Christoff v. Nestle
August 27, 2009
In 1986, professional model Russell Christoff was paid $250 to pose for a photograph to be used in Canada on a label for bricks of coffee. Sixteen years later, Christoff saw his face on a jar of Taster‟s Choice instant coffee in the United States and discovered that his image had been used without his consent on millions of labels sold internationally for the preceding five years. Christoff filed the present action for appropriation of his likeness six years after Nestlé USA, Inc. (Nestlé), began using his image on the Taster‟s Choice label but less than a year after his discovery.
The trial court applied a two-year statute of limitations and instructed the jury to determine under the discovery rule whether Christoff knew or should have known earlier that Nestlé had used his image. The jury found that Christoff did not know, and should not reasonably have suspected prior to seeing the jar, that his image was being used without his consent and awarded him more than $15 million in damages.
The Court of Appeal reversed, holding that under the single-publication rule, because Christoff had not filed his lawsuit within two years after Nestlé first “published” the label, his cause of action is barred by the statute of limitations unless, on remand, the trier of fact finds that Nestlé had hindered Christoff‟s discovery of the use of his photograph, or that the label had been “republished.” We granted review.

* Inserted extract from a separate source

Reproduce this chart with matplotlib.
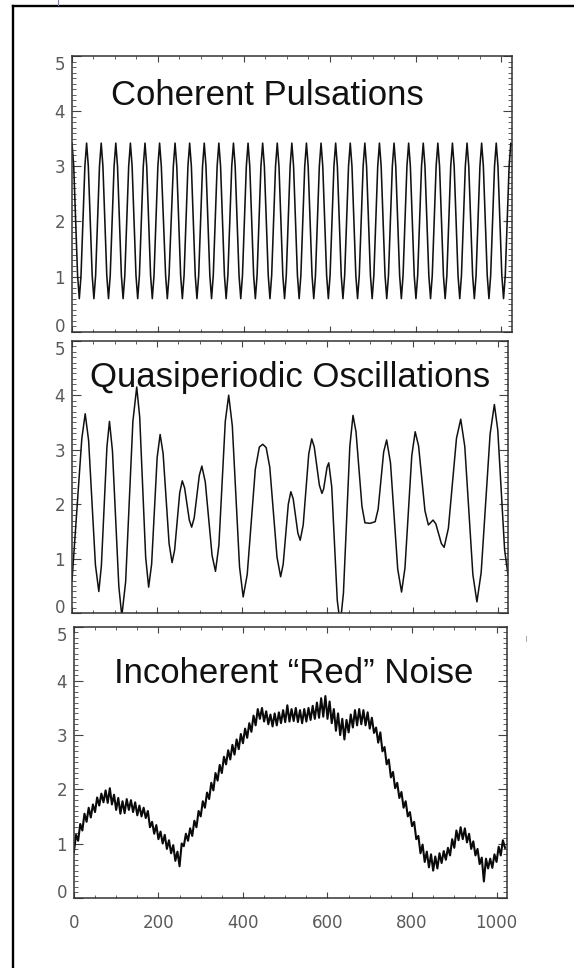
import numpy as np
import matplotlib
matplotlib.use("Agg")
import matplotlib.pyplot as plt
from matplotlib.lines import Line2D
from matplotlib.ticker import MultipleLocator

W, H = 574, 968

# Coherent pulsations: peaks, troughs and their shoulders
pulse_x = [0, 4, 13, 17, 21,
           30, 34, 38, 47, 51, 55,
           64, 68, 72, 81, 85, 89,
           98, 102, 106, 115, 119, 123,
           132, 136, 140, 149, 153, 157,
           166, 170, 174, 183, 187, 191,
           200, 204, 208, 218, 222, 226,
           236, 240, 244, 253, 257, 261,
           270, 274, 278, 287, 291, 295,
           304, 308, 312, 321, 325, 329,
           338, 342, 346, 355, 359, 363,
           372, 376, 380, 389, 393, 397,
           406, 410, 414, 423, 427, 431,
           440, 444, 448, 457, 461, 465,
           474, 478, 482, 491, 495, 499,
           508, 512, 516, 525, 529, 533,
           542, 546, 550, 559, 563, 567,
           576, 580, 584, 593, 597, 601,
           610, 614, 618, 627, 631, 635,
           644, 648, 652, 661, 665, 669,
           678, 682, 686, 695, 699, 703,
           712, 716, 720, 729, 733, 737,
           746, 750, 754, 763, 767, 771,
           780, 784, 788, 797, 801, 805,
           814, 818, 822, 831, 835, 839,
           848, 852, 856, 865, 869, 873,
           882, 886, 890, 899, 903, 907,
           916, 920, 924, 933, 937, 941,
           950, 954, 958, 967, 971, 975,
           984, 988, 992, 1001, 1005, 1009,
           1018, 1022, 1024]
pulse_y = [3.42, 3.00, 1.02, 0.60, 1.02,
           3.00, 3.42, 3.00, 1.02, 0.60, 1.02,
           3.00, 3.42, 3.00, 1.02, 0.60, 1.02,
           3.00, 3.42, 3.00, 1.02, 0.60, 1.02,
           3.00, 3.42, 3.00, 1.02, 0.60, 1.02,
           3.00, 3.42, 3.00, 1.02, 0.60, 1.02,
           3.00, 3.42, 3.00, 1.02, 0.60, 1.02,
           3.00, 3.42, 3.00, 1.02, 0.60, 1.02,
           3.00, 3.42, 3.00, 1.02, 0.60, 1.02,
           3.00, 3.42, 3.00, 1.02, 0.60, 1.02,
           3.00, 3.42, 3.00, 1.02, 0.60, 1.02,
           3.00, 3.42, 3.00, 1.02, 0.60, 1.02,
           3.00, 3.42, 3.00, 1.02, 0.60, 1.02,
           3.00, 3.42, 3.00, 1.02, 0.60, 1.02,
           3.00, 3.42, 3.00, 1.02, 0.60, 1.02,
           3.00, 3.42, 3.00, 1.02, 0.60, 1.02,
           3.00, 3.42, 3.00, 1.02, 0.60, 1.02,
           3.00, 3.42, 3.00, 1.02, 0.60, 1.02,
           3.00, 3.42, 3.00, 1.02, 0.60, 1.02,
           3.00, 3.42, 3.00, 1.02, 0.60, 1.02,
           3.00, 3.42, 3.00, 1.02, 0.60, 1.02,
           3.00, 3.42, 3.00, 1.02, 0.60, 1.02,
           3.00, 3.42, 3.00, 1.02, 0.60, 1.02,
           3.00, 3.42, 3.00, 1.02, 0.60, 1.02,
           3.00, 3.42, 3.00, 1.02, 0.60, 1.02,
           3.00, 3.42, 3.00, 1.02, 0.60, 1.02,
           3.00, 3.42, 3.00, 1.02, 0.60, 1.02,
           3.00, 3.42, 3.00, 1.02, 0.60, 1.02,
           3.00, 3.42, 3.00, 1.02, 0.60, 1.02,
           3.00, 3.42, 3.00, 1.02, 0.60, 1.02,
           3.00, 3.42, 3.38]

# Quasiperiodic oscillations: turning points plus shoulder readings
qpo_x = [0, 23, 31, 39, 55, 63, 69, 82, 88, 95, 110, 117, 126, 143, 152, 159, 173, 180,
         187, 200, 207, 214, 228, 235, 241, 253, 259, 264.5, 275.5, 281, 287, 299, 305,
         313, 329, 337, 345, 360, 368, 376.5, 393.5, 402, 411.5, 430.5, 440, 448, 456,
         464.5, 481.5, 490, 496, 508, 514, 519.5, 530.5, 536, 543, 556, 563, 569, 581,
         587, 591, 599, 603, 610, 623, 630, 637.5, 652.5, 660, 667, 681, 688, 700, 712,
         719, 732, 739, 748, 765, 774, 782, 798, 806, 814, 829, 837, 848, 854.5, 867.5,
         874, 884, 903, 913, 922.5, 941.5, 951, 961, 982, 992, 1000, 1016, 1024]
qpo_y = [0.60, 3.20, 3.66, 3.17, 0.89, 0.40, 0.87, 3.05, 3.52, 2.98, 0.49, -0.05, 0.58,
         3.52, 4.15, 3.60, 1.03, 0.48, 0.90, 2.86, 3.28, 2.93, 1.28, 0.93, 1.16, 2.21,
         2.43, 2.30, 1.71, 1.58, 1.75, 2.53, 2.70, 2.41, 1.06, 0.77, 1.25, 3.52, 4.00,
         3.44, 0.85, 0.30, 0.71, 2.64, 3.05, 3.10, 3.04, 2.68, 1.03, 0.67, 0.90, 2.00,
         2.23, 2.10, 1.47, 1.34, 1.62, 2.92, 3.20, 3.05, 2.35, 2.20, 2.28, 2.68, 2.76,
         2.32, 0.24, -0.20, 0.37, 3.06, 3.63, 3.33, 1.96, 1.66, 1.65, 1.68, 1.91, 2.96,
         3.18, 2.76, 0.81, 0.39, 0.83, 2.89, 3.33, 3.07, 1.88, 1.62, 1.71, 1.64, 1.28,
         1.21, 1.56, 3.21, 3.56, 3.06, 0.71, 0.21, 0.75, 3.29, 3.83, 3.36, 1.17, 0.70]

# Red noise: one reading every 5 time units
noise_x = np.arange(0, 1021, 5)
noise_y = [0.84, 1.16, 1.05, 1.36, 1.24, 1.55, 1.40, 1.66, 1.48, 1.72,
           1.58, 1.85, 1.70, 1.92, 1.76, 1.98, 1.75, 2.02, 1.72, 1.90,
           1.62, 1.84, 1.55, 1.78, 1.56, 1.82, 1.62, 1.80, 1.58, 1.76,
           1.52, 1.70, 1.50, 1.66, 1.47, 1.60, 1.30, 1.40, 1.18, 1.34,
           1.08, 1.22, 1.00, 1.16, 0.90, 1.06, 0.82, 0.97, 0.68, 0.85,
           0.58, 1.00, 0.95, 1.18, 1.05, 1.28, 1.14, 1.42, 1.30, 1.60,
           1.50, 1.78, 1.66, 1.94, 1.82, 2.12, 1.98, 2.30, 2.16, 2.45,
           2.30, 2.60, 2.46, 2.72, 2.55, 2.82, 2.64, 2.92, 2.74, 3.02,
           2.85, 3.12, 2.95, 3.22, 3.06, 3.36, 3.18, 3.48, 3.30, 3.50,
           3.25, 3.44, 3.20, 3.38, 3.16, 3.40, 3.18, 3.42, 3.22, 3.46,
           3.24, 3.55, 3.25, 3.48, 3.26, 3.50, 3.24, 3.46, 3.22, 3.48,
           3.25, 3.50, 3.28, 3.54, 3.30, 3.60, 3.32, 3.68, 3.34, 3.72,
           3.30, 3.62, 3.22, 3.48, 3.08, 3.40, 3.00, 3.30, 2.92, 3.28,
           3.05, 3.38, 3.14, 3.46, 3.18, 3.48, 3.20, 3.46, 3.18, 3.42,
           3.12, 3.32, 3.04, 3.14, 2.86, 3.05, 2.70, 2.78, 2.46, 2.55,
           2.22, 2.32, 2.02, 2.12, 1.84, 1.95, 1.66, 1.78, 1.50, 1.58,
           1.32, 1.40, 1.08, 1.14, 0.82, 0.98, 0.66, 0.85, 0.56, 0.80,
           0.50, 0.76, 0.54, 0.82, 0.64, 0.86, 0.70, 0.92, 0.78, 1.08,
           0.92, 1.24, 1.06, 1.30, 1.08, 1.28, 1.02, 1.18, 0.90, 1.04,
           0.78, 0.90, 0.62, 0.74, 0.30, 0.72, 0.54, 0.72, 0.55, 0.80,
           0.66, 0.94, 0.78, 1.06, 0.92]

titles = ["Coherent Pulsations", "Quasiperiodic Oscillations",
          "Incoherent \u201cRed\u201d Noise"]
y_ticks = [0, 1, 2, 3, 4, 5]
x_ticks = [0, 200, 400, 600, 800, 1000]


def fx(px):
    return px / W


def fy(py):
    return 1 - py / H


def make_axes(fig, left, right, top, bottom):
    return fig.add_axes([fx(left), fy(bottom), (right - left) / W, (bottom - top) / H])


def style_axes(ax, show_x):
    ax.set_xlim(0, 1024)
    ax.set_ylim(0, 5)
    ax.set_xticks(x_ticks)
    ax.xaxis.set_minor_locator(MultipleLocator(50))
    ax.set_yticks(y_ticks)
    ax.set_yticklabels([str(v) for v in y_ticks])
    ax.yaxis.set_minor_locator(MultipleLocator(0.1))
    ax.tick_params(which="both", direction="in", top=True, right=True,
                   color="#444444", labelcolor="#5a5a5a", labelsize=12)
    ax.tick_params(axis="y", which="major", length=6.3, width=0.8, pad=5)
    ax.tick_params(axis="y", which="minor", length=3.2, width=0.6)
    ax.tick_params(axis="x", which="major", length=4, width=0.8, pad=12)
    ax.tick_params(axis="x", which="minor", length=2, width=0.6)
    if show_x:
        ax.set_xticklabels([str(v) for v in x_ticks])
    else:
        ax.set_xticklabels([])
    for s in ax.spines.values():
        s.set_linewidth(1.1)
        s.set_color("#333333")
    # IDL-style: end labels pulled inside the axis range
    ticks = ax.yaxis.get_major_ticks()
    ticks[0].label1.set_va("baseline")
    ticks[-1].label1.set_va("top")
    for lab in ax.get_yticklabels() + ax.get_xticklabels():
        lab.set_family("DejaVu Sans")


fig = plt.figure(figsize=(W / 100, H / 100), dpi=100)

ax1 = make_axes(fig, 72, 511.7, 56, 331.7)
ax2 = make_axes(fig, 72, 508, 340.7, 613.3)
ax3 = make_axes(fig, 73.9, 506.7, 626.7, 897.7)

ax1.plot(pulse_x, pulse_y, color="#111111", lw=1.15)
ax2.plot(qpo_x, qpo_y, color="#111111", lw=1.1)
ax3.plot(noise_x, noise_y, color="#0a0a0a", lw=1.5)

for ax, show in [(ax1, False), (ax2, False), (ax3, True)]:
    style_axes(ax, show)

# titles, placed by their left edge and baseline (pixels)
title_pos = [(111.5, 105), (90, 387.3), (114, 682.7)]
for t, (px, py) in zip(titles, title_pos):
    fig.text(fx(px), fy(py), t, fontsize=25, family="Liberation Sans",
             color="#111111", ha="left", va="baseline")

# outer frame (only top and left edges are inside the image)
fig.add_artist(Line2D([fx(12.7), fx(W)], [fy(5.7), fy(5.7)], color="black", lw=1.7))
fig.add_artist(Line2D([fx(12.7), fx(12.7)], [fy(5.7), fy(H)], color="black", lw=1.7))
fig.add_artist(Line2D([fx(58), fx(58)], [fy(0), fy(5)], color="#7a7a9a", lw=0.8))
fig.add_artist(Line2D([fx(526), fx(526)], [fy(636), fy(641)], color="#999999", lw=0.6))

fig.savefig("out.png", dpi=100)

We agree with the Court of Appeal that the judgment must be reversed because the trial court erroneously ruled that the single-publication rule does not apply to claims for appropriation of likeness. But we do not agree with the Court of Appeal that this means that Christoff‟s action necessarily is barred by the statute of limitations unless he can show on remand that Nestlé had hindered his discovery of the use of his photograph, or that the label had been “republished.” The Court of Appeal‟s ruling presupposes that Nestlé‟s various uses of Christoff‟s likeness, including its production of the product label for a five-year period, necessarily constituted a “single publication” within the meaning of the single-publication rule. Because the parties were prevented by the trial court‟s erroneous legal ruling from developing a record concerning whether the single-publication rule applied, we remand the matter for further proceedings.